Short Synopsis: Our lead character is just a regular teenager.
Yes! Yes! Yes! The creators actually did it! Instead of just continuing with showing just a bunch of random sketches around the main cast, this entire episode was dedicated to the past of the main female character. Not only do we get to see her in the days when she was away from the rest of the main cast, but they also made clever use of that she’s a photographer. Throughout the episode we got to see a bunch of slide-shows, which did a wonderful job of painting a picture of her childhood. The writing in this episode also was great, combining slice of life and realistic dialogue with subtle morals and life lessons. Sato Junichi really is on fire this season, and it’s almost unfair competition to Kimi to Boku with how good this was. This really is what I want from a slice of life series: realistic characters, visible growth, and plenty of scenes to relate to. Knowing the creators we’re not going to get a slew of boob jokes or other bad comedy, nor was the drama in this episode forced or cheesy. Really, ideally every episode needs to be like this.
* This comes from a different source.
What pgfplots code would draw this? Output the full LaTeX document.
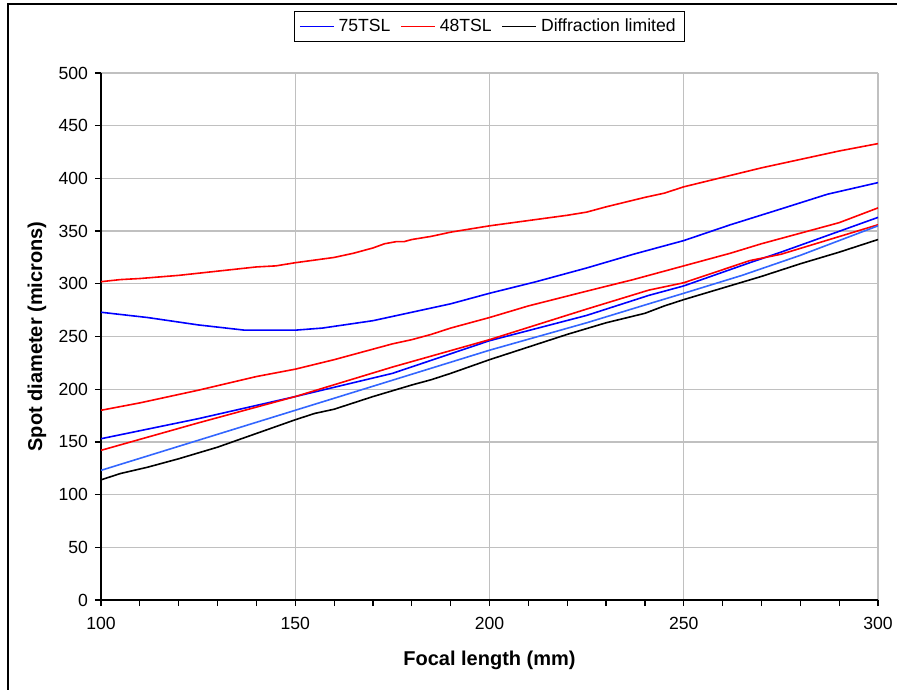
\documentclass[border=0pt]{standalone}
\usepackage{pgfplots}
\pgfplotsset{compat=1.18}
\usepackage{fontspec}
\setmainfont{Liberation Sans}
\definecolor{lightblue}{RGB}{51,102,255}
\definecolor{gridgray}{RGB}{192,192,192}

\begin{document}
\begin{tikzpicture}
\begin{axis}[
    scale only axis,
    width=388.5pt, height=263.5pt,
    xmin=100, xmax=300, ymin=0, ymax=500,
    xtick={100,150,...,300}, ytick={0,50,...,500},
    minor x tick num=4,
    axis x line*=bottom, axis y line*=left,
    axis line style={black, line width=0.7pt},
    tick align=outside,
    major tick length=3pt, minor tick length=3pt,
    tick style={black, line width=0.6pt},
    grid=major,
    major grid style={gridgray, line width=0.6pt},
    /pgf/number format/assume math mode=true,
    tick label style={font=\fontsize{8.8}{10}\selectfont},
    xticklabel style={yshift=-2pt},
    xlabel={\textbf{Focal length (mm)}},
    ylabel={\textbf{Spot diameter (microns)}},
    label style={font=\fontsize{9.2}{11}\selectfont},
    every axis x label/.style={at={(axis description cs:0.5,0)}, yshift=-30pt, anchor=center},
    every axis y label/.style={at={(axis description cs:0,0.5)}, xshift=-32pt, rotate=90, anchor=center},
    legend columns=3,
    legend style={at={(0.5,1)}, anchor=south, yshift=15.5pt, draw=black, line width=0.6pt,
        font=\fontsize{8.8}{10}\selectfont, inner xsep=2.5pt, inner ysep=1.5pt,
        /tikz/every even column/.append style={column sep=3pt}},
    legend image post style={line width=0.6pt},
    every axis plot/.append style={line width=0.8pt},
]
% 75TSL upper
\addplot[blue] coordinates {(100,273) (112,268) (125,261) (137,256) (150,256) (157,258) (170,265) (180,273) (190,281) (200,291) (212,302) (225,315) (237,328) (250,341) (262,356) (275,371) (287,385) (300,396)};
\addlegendentry{75TSL}
% 48TSL upper
\addplot[red] coordinates {(100,302) (105,304) (110,305) (120,308) (130,312) (140,316) (145,317) (150,320) (160,325) (165,329) (170,334) (173,338) (176,340) (178,340) (180,342) (185,345) (190,349) (200,355) (210,360) (220,365) (225,368) (230,373) (240,382) (245,386) (250,392) (260,401) (270,410) (280,418) (290,426) (300,433)};
\addlegendentry{48TSL}
% diffraction limited
\addplot[black] coordinates {(100,114) (105,120) (112,126) (120,134) (130,145) (140,158) (150,171) (155,177) (160,181) (170,193) (180,204) (185,209) (190,215) (200,228) (210,240) (220,252) (230,263) (240,272) (245,279) (250,285) (260,296) (270,307) (280,319) (290,330) (300,342)};
\addlegendentry{Diffraction limited}
% 48TSL middle
\addplot[red, forget plot] coordinates {(100,180) (110,187) (125,199) (140,212) (150,219) (160,228) (165,233) (170,238) (175,243) (180,247) (185,252) (190,258) (200,268) (210,279) (225,293) (237,304) (250,317) (262,329) (270,338) (280,348) (290,358) (300,372)};
% 75TSL lower
\addplot[blue, forget plot] coordinates {(100,153) (125,172) (150,193) (175,215) (200,246) (225,270) (241,289) (250,298) (267,320) (275,330) (300,363)};
% 48TSL lower
\addplot[red, forget plot] coordinates {(100,142) (125,168) (150,193) (175,221) (200,247) (225,276) (241,294) (250,301) (267,322) (275,328) (300,356)};
% 75TSL light
\addplot[lightblue, forget plot] coordinates {(100,123) (150,180) (200,237) (225,263) (241,281) (250,291) (265,308) (280,327) (300,355)};
\end{axis}
\pgfresetboundingbox
\useasboundingbox (-50.5pt,-44.5pt) rectangle (398pt,300pt);
\draw[black, line width=1pt] (-46.5pt,-50pt) -- (-46.5pt,298pt) -- (405pt,298pt);
\end{tikzpicture}
\end{document}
OP: Fits the series perfectly, is well sung, and again makes great use of photography.
ED: The singer is a bit weak, but the use of photographs once again is great.
Potential: 85%

Phi Brain

Short Synopsis: Our lead character solves puzzles.
Yeah. This was pretty much the best opening episode of the new season to me. I mean, this is a series with a strange premise: the main character is really tempted by just puzzles. But that’s the thing: it’s creative, and it showed in this episode. While the main characters solves sudoku puzzles like its nothing (yes, there is sudoku in this show), the larger puzzles are these huge imaginative contraptions that are well made and have interesting solutions. Waht really sold me on this series however, is how expressive it is. It’s got the best OP of the season, the best ED, the best character-designs (even including the series that still have to air), and most importantly: the animation and voice acting brought the characters to life. The female lead is actually a damsel in distress who is useful: on one hand she’s there to increase tension, but she’s also more athletic and more observant than the male lead, who in his turn also isn’t your average shounen hero. He thankfully is miles away from the usual whiny and hot blooded main character. The music is excellent, the pacing rocks. You can really see Sato Junichi at work here.
OP: Best of the season so far. Solid song and great visuals.
ED: Nice use of a puzzle-like slide show.